Set down only those lines that fall from the line containing "Rebuild this chart" through the line containing "plt.rcParams['font.family'] = ['Noto", unchanged and without pictures.

**Input rows**
►

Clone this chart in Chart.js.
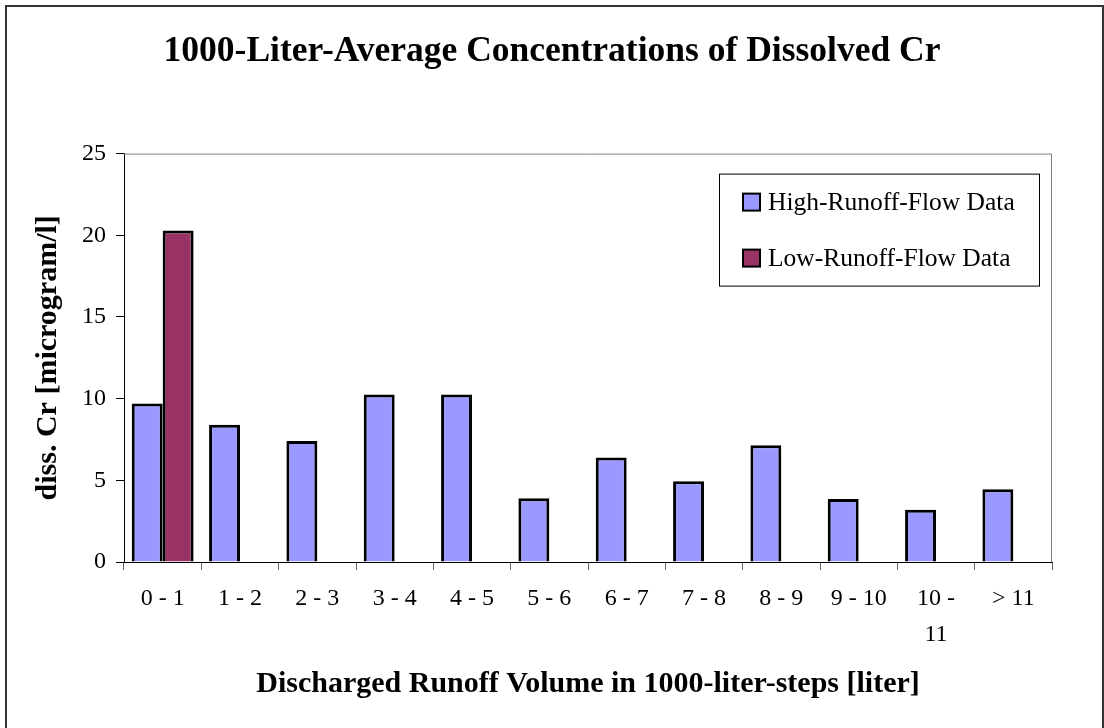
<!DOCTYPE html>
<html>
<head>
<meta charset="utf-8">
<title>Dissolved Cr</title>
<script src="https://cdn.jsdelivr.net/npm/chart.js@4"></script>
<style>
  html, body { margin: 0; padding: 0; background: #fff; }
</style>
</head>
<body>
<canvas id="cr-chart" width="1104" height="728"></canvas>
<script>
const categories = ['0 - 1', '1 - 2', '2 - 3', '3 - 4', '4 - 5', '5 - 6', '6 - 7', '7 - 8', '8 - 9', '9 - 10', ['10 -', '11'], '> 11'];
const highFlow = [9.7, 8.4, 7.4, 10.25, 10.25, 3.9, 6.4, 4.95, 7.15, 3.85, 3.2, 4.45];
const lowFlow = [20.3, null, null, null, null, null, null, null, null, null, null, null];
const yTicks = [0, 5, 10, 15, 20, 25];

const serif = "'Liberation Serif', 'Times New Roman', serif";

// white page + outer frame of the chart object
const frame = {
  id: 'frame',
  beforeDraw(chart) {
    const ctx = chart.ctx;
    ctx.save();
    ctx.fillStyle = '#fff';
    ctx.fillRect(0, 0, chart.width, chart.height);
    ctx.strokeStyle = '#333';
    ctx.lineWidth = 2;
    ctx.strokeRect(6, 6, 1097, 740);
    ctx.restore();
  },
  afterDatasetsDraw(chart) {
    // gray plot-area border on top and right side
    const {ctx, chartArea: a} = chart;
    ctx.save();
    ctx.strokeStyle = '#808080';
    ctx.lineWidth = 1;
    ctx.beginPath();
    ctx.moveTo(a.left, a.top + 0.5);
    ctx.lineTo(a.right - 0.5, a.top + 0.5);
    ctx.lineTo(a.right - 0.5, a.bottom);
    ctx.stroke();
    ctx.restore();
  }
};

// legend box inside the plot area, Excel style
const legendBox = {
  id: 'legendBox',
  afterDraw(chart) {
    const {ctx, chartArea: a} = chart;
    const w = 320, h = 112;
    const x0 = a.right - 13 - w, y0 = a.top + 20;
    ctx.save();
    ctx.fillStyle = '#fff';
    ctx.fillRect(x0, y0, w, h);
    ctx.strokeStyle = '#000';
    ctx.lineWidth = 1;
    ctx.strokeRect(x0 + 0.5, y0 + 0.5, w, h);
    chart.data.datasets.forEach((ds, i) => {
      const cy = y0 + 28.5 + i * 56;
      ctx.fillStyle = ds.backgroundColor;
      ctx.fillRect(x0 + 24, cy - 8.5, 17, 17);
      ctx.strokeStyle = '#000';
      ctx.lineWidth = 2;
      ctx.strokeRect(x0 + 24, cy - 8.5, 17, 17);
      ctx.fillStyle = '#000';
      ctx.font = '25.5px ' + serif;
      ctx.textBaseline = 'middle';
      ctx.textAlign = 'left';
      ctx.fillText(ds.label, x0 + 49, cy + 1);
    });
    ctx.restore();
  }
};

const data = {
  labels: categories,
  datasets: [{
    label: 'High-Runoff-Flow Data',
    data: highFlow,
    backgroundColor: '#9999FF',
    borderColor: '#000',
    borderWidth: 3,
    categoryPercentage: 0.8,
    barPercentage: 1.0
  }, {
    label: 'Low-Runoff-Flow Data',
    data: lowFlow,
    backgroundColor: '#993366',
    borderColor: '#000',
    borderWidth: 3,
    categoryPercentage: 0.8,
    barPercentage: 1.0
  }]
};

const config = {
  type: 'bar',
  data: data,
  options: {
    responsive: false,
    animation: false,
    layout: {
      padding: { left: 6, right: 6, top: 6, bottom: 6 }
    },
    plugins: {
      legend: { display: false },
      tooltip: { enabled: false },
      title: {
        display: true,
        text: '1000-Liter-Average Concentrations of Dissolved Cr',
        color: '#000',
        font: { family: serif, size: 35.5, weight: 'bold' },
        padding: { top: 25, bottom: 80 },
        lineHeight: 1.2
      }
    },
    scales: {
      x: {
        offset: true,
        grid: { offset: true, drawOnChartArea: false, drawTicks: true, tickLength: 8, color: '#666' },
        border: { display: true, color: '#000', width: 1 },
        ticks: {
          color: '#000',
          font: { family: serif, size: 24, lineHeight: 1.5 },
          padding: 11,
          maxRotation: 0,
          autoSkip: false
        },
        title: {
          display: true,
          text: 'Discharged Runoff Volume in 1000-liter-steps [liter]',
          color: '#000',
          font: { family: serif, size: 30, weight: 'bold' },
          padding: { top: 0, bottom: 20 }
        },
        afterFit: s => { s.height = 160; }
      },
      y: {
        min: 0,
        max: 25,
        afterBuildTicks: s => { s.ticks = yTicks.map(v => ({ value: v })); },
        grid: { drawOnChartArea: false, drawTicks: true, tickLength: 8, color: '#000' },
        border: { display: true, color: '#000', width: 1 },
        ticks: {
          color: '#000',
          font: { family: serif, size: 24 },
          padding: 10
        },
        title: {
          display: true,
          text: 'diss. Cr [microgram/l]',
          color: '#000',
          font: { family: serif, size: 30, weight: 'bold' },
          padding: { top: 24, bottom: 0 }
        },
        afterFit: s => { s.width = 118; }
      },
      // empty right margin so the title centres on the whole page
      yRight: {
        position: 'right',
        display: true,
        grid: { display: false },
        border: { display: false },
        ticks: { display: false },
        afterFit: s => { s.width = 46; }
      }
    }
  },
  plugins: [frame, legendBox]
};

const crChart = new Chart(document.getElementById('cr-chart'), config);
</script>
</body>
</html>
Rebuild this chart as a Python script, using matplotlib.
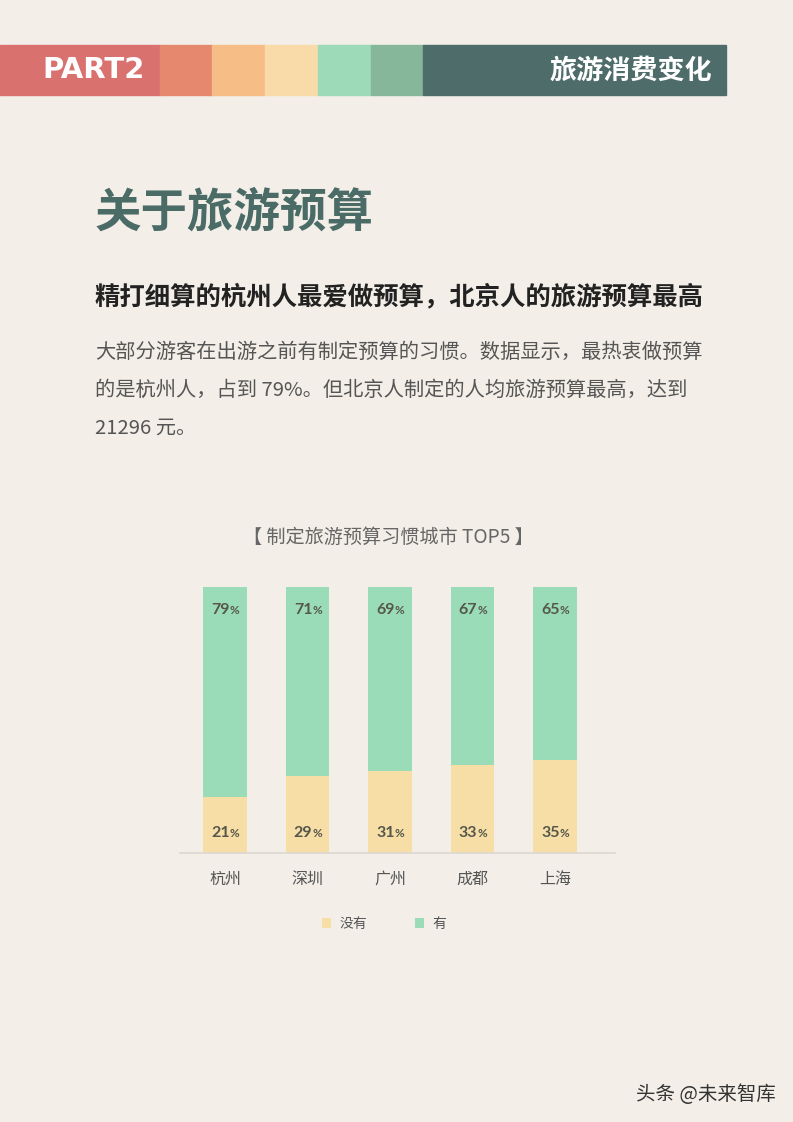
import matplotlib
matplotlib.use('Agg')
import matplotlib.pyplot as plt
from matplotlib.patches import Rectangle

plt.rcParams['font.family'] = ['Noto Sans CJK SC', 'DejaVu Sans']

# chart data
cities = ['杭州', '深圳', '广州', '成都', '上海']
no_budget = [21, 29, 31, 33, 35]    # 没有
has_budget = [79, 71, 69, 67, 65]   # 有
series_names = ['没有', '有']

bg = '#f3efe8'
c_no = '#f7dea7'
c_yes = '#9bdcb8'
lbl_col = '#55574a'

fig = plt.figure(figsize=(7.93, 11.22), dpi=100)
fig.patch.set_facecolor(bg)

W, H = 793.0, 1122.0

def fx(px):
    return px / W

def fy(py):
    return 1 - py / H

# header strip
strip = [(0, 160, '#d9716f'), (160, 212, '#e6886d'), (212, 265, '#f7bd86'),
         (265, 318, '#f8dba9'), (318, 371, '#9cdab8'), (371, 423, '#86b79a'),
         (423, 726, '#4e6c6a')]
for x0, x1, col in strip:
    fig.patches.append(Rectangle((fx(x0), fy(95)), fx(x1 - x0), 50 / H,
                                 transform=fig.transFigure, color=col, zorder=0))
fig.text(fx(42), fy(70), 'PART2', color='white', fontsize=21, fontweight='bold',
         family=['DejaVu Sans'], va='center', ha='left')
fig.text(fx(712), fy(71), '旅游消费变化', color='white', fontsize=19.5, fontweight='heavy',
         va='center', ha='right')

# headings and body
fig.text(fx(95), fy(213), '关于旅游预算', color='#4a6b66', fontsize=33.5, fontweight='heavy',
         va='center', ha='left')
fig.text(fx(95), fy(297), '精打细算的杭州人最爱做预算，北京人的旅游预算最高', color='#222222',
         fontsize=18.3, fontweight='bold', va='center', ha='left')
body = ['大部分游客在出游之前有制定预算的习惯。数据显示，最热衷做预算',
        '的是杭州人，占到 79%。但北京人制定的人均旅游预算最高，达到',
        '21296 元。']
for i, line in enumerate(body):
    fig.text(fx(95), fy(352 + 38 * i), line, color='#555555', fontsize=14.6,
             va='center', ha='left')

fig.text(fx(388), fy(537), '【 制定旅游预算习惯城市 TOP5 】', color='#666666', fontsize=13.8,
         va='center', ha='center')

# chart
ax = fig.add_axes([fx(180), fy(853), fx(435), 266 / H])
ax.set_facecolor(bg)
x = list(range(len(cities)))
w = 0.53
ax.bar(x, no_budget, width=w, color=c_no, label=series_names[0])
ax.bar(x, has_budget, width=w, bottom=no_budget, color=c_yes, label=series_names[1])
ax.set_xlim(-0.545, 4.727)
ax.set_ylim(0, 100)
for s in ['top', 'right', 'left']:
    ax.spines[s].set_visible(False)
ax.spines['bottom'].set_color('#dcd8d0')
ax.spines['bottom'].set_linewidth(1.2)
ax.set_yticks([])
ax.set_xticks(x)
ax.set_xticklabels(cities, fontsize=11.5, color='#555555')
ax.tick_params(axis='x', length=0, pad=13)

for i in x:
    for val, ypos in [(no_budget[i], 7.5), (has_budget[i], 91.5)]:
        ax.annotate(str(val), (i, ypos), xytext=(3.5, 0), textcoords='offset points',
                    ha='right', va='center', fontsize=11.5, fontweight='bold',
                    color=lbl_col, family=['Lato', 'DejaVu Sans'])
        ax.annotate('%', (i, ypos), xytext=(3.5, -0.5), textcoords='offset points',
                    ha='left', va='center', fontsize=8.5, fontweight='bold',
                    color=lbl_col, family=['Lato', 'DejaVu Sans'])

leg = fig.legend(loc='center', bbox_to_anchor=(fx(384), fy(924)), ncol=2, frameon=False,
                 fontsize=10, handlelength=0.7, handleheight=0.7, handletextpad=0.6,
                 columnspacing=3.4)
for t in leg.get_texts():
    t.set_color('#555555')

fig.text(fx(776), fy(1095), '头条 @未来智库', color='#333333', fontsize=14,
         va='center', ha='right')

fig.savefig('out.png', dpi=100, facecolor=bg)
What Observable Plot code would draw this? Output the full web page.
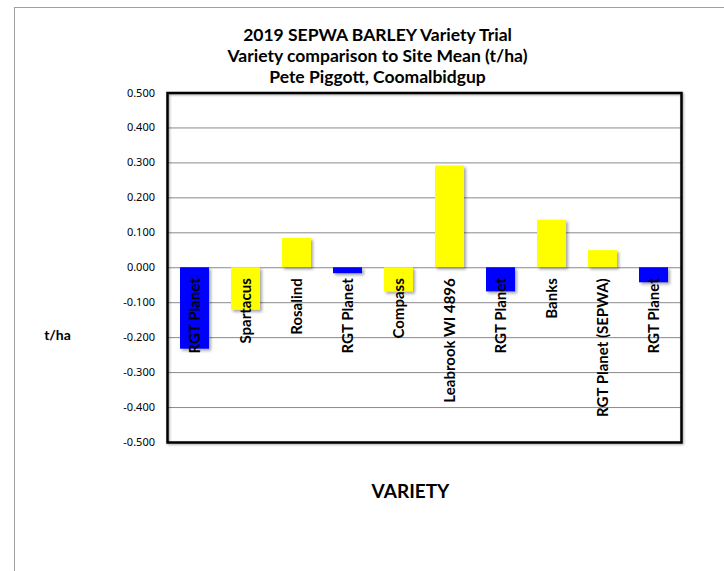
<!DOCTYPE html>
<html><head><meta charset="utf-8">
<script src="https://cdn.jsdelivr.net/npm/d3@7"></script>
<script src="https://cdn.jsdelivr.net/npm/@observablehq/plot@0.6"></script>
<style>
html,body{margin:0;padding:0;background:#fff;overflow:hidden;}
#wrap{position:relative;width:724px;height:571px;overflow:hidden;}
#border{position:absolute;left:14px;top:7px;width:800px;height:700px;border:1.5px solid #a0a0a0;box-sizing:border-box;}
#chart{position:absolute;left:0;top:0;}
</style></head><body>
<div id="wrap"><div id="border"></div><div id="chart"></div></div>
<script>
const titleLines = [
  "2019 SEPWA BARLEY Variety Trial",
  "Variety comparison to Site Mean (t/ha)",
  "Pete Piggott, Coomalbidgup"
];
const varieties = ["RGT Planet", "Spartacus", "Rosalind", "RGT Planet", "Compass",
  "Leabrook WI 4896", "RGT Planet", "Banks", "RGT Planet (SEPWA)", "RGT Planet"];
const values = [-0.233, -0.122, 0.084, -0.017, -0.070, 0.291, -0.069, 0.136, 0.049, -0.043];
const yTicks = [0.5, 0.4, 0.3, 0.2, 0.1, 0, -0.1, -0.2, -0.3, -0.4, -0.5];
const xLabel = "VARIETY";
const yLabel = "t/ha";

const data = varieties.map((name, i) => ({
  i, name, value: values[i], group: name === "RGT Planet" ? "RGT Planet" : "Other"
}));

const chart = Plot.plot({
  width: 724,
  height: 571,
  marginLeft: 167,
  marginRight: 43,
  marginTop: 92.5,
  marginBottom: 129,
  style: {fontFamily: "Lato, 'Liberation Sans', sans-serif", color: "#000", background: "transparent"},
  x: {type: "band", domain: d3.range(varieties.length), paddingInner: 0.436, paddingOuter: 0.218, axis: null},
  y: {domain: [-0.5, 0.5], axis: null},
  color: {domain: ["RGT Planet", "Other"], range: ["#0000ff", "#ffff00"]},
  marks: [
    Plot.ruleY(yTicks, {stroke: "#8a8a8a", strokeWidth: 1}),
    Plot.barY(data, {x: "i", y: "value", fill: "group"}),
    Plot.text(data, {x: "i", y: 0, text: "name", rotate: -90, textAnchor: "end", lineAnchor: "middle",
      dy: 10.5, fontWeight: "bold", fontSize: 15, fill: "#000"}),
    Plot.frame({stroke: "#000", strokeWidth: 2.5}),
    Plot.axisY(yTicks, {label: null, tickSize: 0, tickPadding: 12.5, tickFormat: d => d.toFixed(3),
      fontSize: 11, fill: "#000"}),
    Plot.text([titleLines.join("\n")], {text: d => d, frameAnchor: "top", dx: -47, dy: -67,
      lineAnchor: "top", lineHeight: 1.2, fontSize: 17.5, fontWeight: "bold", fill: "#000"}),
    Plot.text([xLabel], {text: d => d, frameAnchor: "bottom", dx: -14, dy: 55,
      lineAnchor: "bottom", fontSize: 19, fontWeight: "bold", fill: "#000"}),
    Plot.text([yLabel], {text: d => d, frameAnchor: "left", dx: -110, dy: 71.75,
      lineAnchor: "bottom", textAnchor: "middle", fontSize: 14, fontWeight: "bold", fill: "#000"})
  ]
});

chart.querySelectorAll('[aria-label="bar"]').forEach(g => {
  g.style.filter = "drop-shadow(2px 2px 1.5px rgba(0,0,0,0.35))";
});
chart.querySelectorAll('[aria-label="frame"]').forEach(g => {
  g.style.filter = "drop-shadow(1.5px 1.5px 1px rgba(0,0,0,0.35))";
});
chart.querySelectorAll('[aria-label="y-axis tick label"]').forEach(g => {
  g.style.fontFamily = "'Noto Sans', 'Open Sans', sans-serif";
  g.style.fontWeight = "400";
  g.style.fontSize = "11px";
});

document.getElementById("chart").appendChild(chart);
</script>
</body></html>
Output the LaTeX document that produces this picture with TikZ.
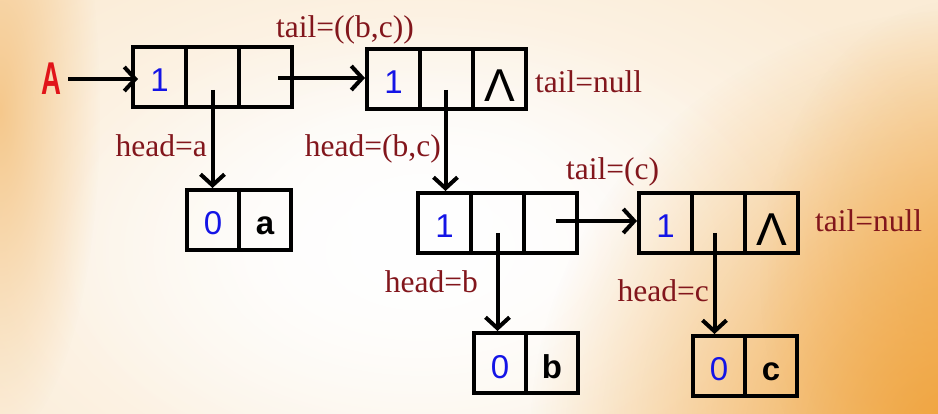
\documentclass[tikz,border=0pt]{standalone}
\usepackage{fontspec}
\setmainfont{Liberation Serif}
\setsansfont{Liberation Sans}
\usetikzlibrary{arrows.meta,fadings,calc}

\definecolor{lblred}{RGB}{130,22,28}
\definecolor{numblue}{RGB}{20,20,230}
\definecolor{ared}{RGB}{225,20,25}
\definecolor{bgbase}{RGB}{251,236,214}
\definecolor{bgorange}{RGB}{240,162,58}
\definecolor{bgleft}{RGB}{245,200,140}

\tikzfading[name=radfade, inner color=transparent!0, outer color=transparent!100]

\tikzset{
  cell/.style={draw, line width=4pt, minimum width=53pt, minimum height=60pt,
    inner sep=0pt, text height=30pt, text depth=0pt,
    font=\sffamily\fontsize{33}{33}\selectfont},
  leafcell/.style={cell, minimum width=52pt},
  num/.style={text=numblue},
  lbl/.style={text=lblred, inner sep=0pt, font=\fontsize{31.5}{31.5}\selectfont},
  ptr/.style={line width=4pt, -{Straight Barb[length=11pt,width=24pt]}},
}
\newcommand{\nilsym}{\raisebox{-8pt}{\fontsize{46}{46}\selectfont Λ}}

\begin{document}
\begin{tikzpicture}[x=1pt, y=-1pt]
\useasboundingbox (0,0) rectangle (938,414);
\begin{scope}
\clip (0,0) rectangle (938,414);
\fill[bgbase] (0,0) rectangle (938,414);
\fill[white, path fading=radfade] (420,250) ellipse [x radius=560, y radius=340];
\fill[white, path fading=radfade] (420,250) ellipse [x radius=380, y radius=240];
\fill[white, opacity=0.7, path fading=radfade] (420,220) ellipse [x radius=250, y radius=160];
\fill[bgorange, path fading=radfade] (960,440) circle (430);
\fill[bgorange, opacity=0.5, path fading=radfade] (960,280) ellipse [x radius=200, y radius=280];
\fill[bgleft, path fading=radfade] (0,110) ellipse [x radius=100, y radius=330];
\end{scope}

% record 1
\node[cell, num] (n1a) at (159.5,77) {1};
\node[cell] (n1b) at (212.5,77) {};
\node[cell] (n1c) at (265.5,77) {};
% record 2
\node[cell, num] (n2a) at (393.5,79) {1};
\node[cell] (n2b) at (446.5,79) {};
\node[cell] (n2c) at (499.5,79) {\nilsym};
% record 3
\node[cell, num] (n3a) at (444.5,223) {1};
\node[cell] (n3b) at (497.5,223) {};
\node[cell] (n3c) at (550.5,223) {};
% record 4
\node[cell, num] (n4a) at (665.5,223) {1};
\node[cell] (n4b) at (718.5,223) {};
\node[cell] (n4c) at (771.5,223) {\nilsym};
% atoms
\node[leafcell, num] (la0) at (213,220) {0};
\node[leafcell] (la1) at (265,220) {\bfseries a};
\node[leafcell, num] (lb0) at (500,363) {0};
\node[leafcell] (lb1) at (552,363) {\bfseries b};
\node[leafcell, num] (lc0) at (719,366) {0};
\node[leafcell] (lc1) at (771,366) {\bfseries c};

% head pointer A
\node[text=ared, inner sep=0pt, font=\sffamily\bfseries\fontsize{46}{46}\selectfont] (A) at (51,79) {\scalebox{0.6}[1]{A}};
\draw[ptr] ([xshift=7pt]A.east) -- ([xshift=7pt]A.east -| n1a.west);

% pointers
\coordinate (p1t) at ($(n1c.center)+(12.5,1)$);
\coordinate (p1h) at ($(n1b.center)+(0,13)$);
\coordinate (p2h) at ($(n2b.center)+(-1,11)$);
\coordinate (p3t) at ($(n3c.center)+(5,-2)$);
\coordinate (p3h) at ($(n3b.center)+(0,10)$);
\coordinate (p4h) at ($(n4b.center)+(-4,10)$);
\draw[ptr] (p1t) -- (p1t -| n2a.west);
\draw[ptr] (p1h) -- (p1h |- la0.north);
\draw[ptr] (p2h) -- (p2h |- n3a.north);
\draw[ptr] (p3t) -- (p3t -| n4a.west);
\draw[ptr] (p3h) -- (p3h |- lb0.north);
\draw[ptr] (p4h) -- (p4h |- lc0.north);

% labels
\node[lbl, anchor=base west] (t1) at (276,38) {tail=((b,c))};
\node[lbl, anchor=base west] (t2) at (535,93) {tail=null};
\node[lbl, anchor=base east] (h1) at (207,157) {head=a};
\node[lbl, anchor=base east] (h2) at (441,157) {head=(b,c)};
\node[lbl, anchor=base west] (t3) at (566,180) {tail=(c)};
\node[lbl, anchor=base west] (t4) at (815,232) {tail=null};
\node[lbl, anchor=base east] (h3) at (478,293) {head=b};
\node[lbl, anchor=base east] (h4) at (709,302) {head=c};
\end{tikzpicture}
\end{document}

◄

**Task response**
Rebuild this chart as a Python script, using matplotlib.
import matplotlib
matplotlib.use('Agg')
import matplotlib.pyplot as plt
from matplotlib.patches import Rectangle

plt.rcParams['font.family'] = ['Noto Sans CJK SC', 'DejaVu Sans']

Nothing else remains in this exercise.